- To do
Skip all pictures, then print the remaining material exactly.

- Collected material

----

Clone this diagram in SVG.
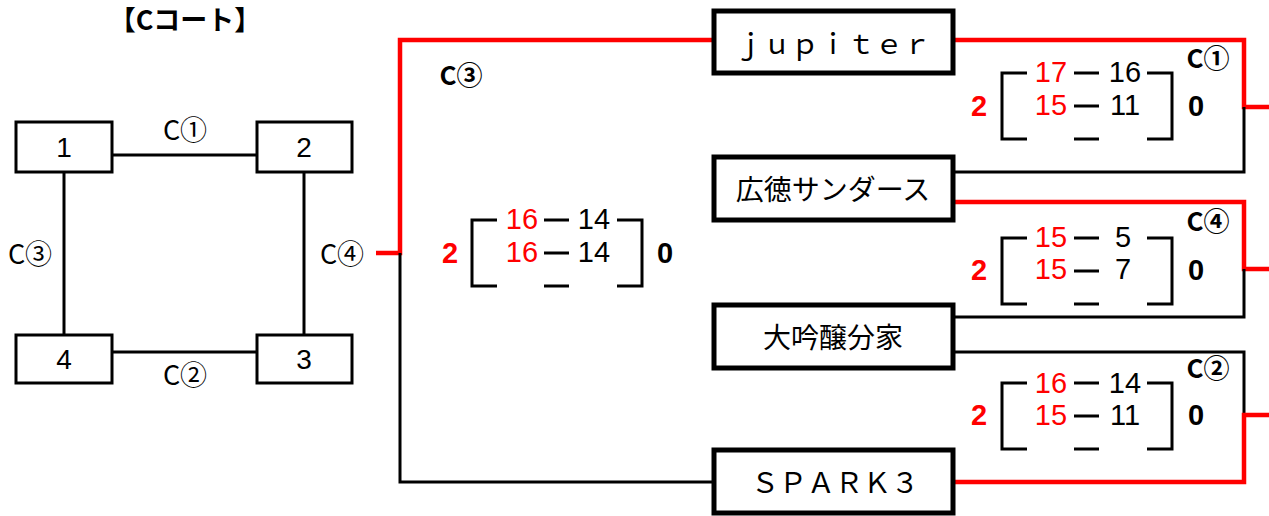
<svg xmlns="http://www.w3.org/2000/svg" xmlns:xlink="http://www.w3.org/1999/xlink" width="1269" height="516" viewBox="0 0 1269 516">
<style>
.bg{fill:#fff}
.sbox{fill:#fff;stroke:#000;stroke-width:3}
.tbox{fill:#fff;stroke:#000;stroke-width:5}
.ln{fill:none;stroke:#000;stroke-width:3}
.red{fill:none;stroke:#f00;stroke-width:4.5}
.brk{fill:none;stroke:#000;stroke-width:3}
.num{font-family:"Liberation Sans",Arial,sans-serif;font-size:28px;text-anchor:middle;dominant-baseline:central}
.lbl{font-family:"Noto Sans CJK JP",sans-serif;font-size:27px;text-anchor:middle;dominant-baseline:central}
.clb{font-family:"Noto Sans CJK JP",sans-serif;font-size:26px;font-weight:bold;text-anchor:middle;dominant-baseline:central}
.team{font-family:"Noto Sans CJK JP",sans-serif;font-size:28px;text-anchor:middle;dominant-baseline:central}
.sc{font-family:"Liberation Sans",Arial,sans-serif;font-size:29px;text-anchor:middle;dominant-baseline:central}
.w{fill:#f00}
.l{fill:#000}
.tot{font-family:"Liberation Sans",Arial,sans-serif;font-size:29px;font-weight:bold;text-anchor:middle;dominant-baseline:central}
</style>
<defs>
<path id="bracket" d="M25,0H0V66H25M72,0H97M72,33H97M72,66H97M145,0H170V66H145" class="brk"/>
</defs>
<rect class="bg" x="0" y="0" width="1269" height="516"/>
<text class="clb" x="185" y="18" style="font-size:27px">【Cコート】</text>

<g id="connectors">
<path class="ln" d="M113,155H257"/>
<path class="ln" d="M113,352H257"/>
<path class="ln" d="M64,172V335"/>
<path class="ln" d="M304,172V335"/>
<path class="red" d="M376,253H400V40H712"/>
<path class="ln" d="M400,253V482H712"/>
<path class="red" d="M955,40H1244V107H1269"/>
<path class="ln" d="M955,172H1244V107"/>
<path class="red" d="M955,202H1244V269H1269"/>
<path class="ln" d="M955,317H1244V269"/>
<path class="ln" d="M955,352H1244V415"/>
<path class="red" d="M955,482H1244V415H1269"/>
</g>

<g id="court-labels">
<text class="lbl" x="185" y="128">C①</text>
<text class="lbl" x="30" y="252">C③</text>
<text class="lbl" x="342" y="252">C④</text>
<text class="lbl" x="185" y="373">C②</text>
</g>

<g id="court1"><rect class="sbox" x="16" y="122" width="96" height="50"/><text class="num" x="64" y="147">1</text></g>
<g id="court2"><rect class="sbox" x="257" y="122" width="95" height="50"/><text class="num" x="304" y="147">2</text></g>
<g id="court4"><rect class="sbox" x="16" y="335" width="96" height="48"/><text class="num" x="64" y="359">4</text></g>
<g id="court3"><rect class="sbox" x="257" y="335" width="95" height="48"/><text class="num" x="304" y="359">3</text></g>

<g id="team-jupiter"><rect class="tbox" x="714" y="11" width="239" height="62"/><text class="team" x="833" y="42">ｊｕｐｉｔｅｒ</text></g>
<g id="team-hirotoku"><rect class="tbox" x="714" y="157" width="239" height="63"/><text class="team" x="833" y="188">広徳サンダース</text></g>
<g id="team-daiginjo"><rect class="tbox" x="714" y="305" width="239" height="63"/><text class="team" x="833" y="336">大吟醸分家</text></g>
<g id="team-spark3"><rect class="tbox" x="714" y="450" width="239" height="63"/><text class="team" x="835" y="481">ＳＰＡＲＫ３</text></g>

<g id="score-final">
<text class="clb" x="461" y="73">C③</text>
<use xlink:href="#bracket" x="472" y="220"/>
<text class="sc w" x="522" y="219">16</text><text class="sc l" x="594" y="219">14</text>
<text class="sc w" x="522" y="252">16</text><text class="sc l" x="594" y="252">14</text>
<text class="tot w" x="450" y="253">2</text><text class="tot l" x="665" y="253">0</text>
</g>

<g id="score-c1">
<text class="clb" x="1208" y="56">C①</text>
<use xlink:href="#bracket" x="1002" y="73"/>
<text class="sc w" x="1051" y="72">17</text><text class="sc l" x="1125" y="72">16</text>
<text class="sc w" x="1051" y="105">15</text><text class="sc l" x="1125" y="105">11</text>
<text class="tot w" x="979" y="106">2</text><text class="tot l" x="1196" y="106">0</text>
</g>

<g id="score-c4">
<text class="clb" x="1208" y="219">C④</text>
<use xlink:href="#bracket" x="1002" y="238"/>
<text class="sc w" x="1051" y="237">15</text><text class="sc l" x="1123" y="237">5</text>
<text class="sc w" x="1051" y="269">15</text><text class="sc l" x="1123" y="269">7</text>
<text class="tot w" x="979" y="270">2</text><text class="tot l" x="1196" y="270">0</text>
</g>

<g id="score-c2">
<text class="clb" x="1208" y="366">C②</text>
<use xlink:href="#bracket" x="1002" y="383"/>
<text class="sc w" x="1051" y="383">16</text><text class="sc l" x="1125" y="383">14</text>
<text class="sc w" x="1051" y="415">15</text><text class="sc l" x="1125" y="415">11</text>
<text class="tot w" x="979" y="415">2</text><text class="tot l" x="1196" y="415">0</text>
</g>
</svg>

----

- Result below
Clone this diagram in SVG.
<svg xmlns="http://www.w3.org/2000/svg" xmlns:xlink="http://www.w3.org/1999/xlink" width="1269" height="516" viewBox="0 0 1269 516">
<style>
.bg{fill:#fff}
.sbox{fill:#fff;stroke:#000;stroke-width:3}
.tbox{fill:#fff;stroke:#000;stroke-width:5}
.ln{fill:none;stroke:#000;stroke-width:3}
.red{fill:none;stroke:#f00;stroke-width:4.5}
.brk{fill:none;stroke:#000;stroke-width:3}
.num{font-family:"Liberation Sans",Arial,sans-serif;font-size:28px;text-anchor:middle;dominant-baseline:central}
.lbl{font-family:"Noto Sans CJK JP",sans-serif;font-size:27px;text-anchor:middle;dominant-baseline:central}
.clb{font-family:"Noto Sans CJK JP",sans-serif;font-size:26px;font-weight:bold;text-anchor:middle;dominant-baseline:central}
.team{font-family:"Noto Sans CJK JP",sans-serif;font-size:28px;text-anchor:middle;dominant-baseline:central}
.sc{font-family:"Liberation Sans",Arial,sans-serif;font-size:29px;text-anchor:middle;dominant-baseline:central}
.w{fill:#f00}
.l{fill:#000}
.tot{font-family:"Liberation Sans",Arial,sans-serif;font-size:29px;font-weight:bold;text-anchor:middle;dominant-baseline:central}
</style>
<defs>
<path id="bracket" d="M25,0H0V66H25M72,0H97M72,33H97M72,66H97M145,0H170V66H145" class="brk"/>
</defs>
<rect class="bg" x="0" y="0" width="1269" height="516"/>
<text class="clb" x="185" y="18" style="font-size:27px">【Cコート】</text>

<g id="connectors">
<path class="ln" d="M113,155H257"/>
<path class="ln" d="M113,352H257"/>
<path class="ln" d="M64,172V335"/>
<path class="ln" d="M304,172V335"/>
<path class="red" d="M376,253H400V40H712"/>
<path class="ln" d="M400,253V482H712"/>
<path class="red" d="M955,40H1244V107H1269"/>
<path class="ln" d="M955,172H1244V107"/>
<path class="red" d="M955,202H1244V269H1269"/>
<path class="ln" d="M955,317H1244V269"/>
<path class="ln" d="M955,352H1244V415"/>
<path class="red" d="M955,482H1244V415H1269"/>
</g>

<g id="court-labels">
<text class="lbl" x="185" y="128">C①</text>
<text class="lbl" x="30" y="252">C③</text>
<text class="lbl" x="342" y="252">C④</text>
<text class="lbl" x="185" y="373">C②</text>
</g>

<g id="court1"><rect class="sbox" x="16" y="122" width="96" height="50"/><text class="num" x="64" y="147">1</text></g>
<g id="court2"><rect class="sbox" x="257" y="122" width="95" height="50"/><text class="num" x="304" y="147">2</text></g>
<g id="court4"><rect class="sbox" x="16" y="335" width="96" height="48"/><text class="num" x="64" y="359">4</text></g>
<g id="court3"><rect class="sbox" x="257" y="335" width="95" height="48"/><text class="num" x="304" y="359">3</text></g>

<g id="team-jupiter"><rect class="tbox" x="714" y="11" width="239" height="62"/><text class="team" x="833" y="42">ｊｕｐｉｔｅｒ</text></g>
<g id="team-hirotoku"><rect class="tbox" x="714" y="157" width="239" height="63"/><text class="team" x="833" y="188">広徳サンダース</text></g>
<g id="team-daiginjo"><rect class="tbox" x="714" y="305" width="239" height="63"/><text class="team" x="833" y="336">大吟醸分家</text></g>
<g id="team-spark3"><rect class="tbox" x="714" y="450" width="239" height="63"/><text class="team" x="835" y="481">ＳＰＡＲＫ３</text></g>

<g id="score-final">
<text class="clb" x="461" y="73">C③</text>
<use xlink:href="#bracket" x="472" y="220"/>
<text class="sc w" x="522" y="219">16</text><text class="sc l" x="594" y="219">14</text>
<text class="sc w" x="522" y="252">16</text><text class="sc l" x="594" y="252">14</text>
<text class="tot w" x="450" y="253">2</text><text class="tot l" x="665" y="253">0</text>
</g>

<g id="score-c1">
<text class="clb" x="1208" y="56">C①</text>
<use xlink:href="#bracket" x="1002" y="73"/>
<text class="sc w" x="1051" y="72">17</text><text class="sc l" x="1125" y="72">16</text>
<text class="sc w" x="1051" y="105">15</text><text class="sc l" x="1125" y="105">11</text>
<text class="tot w" x="979" y="106">2</text><text class="tot l" x="1196" y="106">0</text>
</g>

<g id="score-c4">
<text class="clb" x="1208" y="219">C④</text>
<use xlink:href="#bracket" x="1002" y="238"/>
<text class="sc w" x="1051" y="237">15</text><text class="sc l" x="1123" y="237">5</text>
<text class="sc w" x="1051" y="269">15</text><text class="sc l" x="1123" y="269">7</text>
<text class="tot w" x="979" y="270">2</text><text class="tot l" x="1196" y="270">0</text>
</g>

<g id="score-c2">
<text class="clb" x="1208" y="366">C②</text>
<use xlink:href="#bracket" x="1002" y="383"/>
<text class="sc w" x="1051" y="383">16</text><text class="sc l" x="1125" y="383">14</text>
<text class="sc w" x="1051" y="415">15</text><text class="sc l" x="1125" y="415">11</text>
<text class="tot w" x="979" y="415">2</text><text class="tot l" x="1196" y="415">0</text>
</g>
</svg>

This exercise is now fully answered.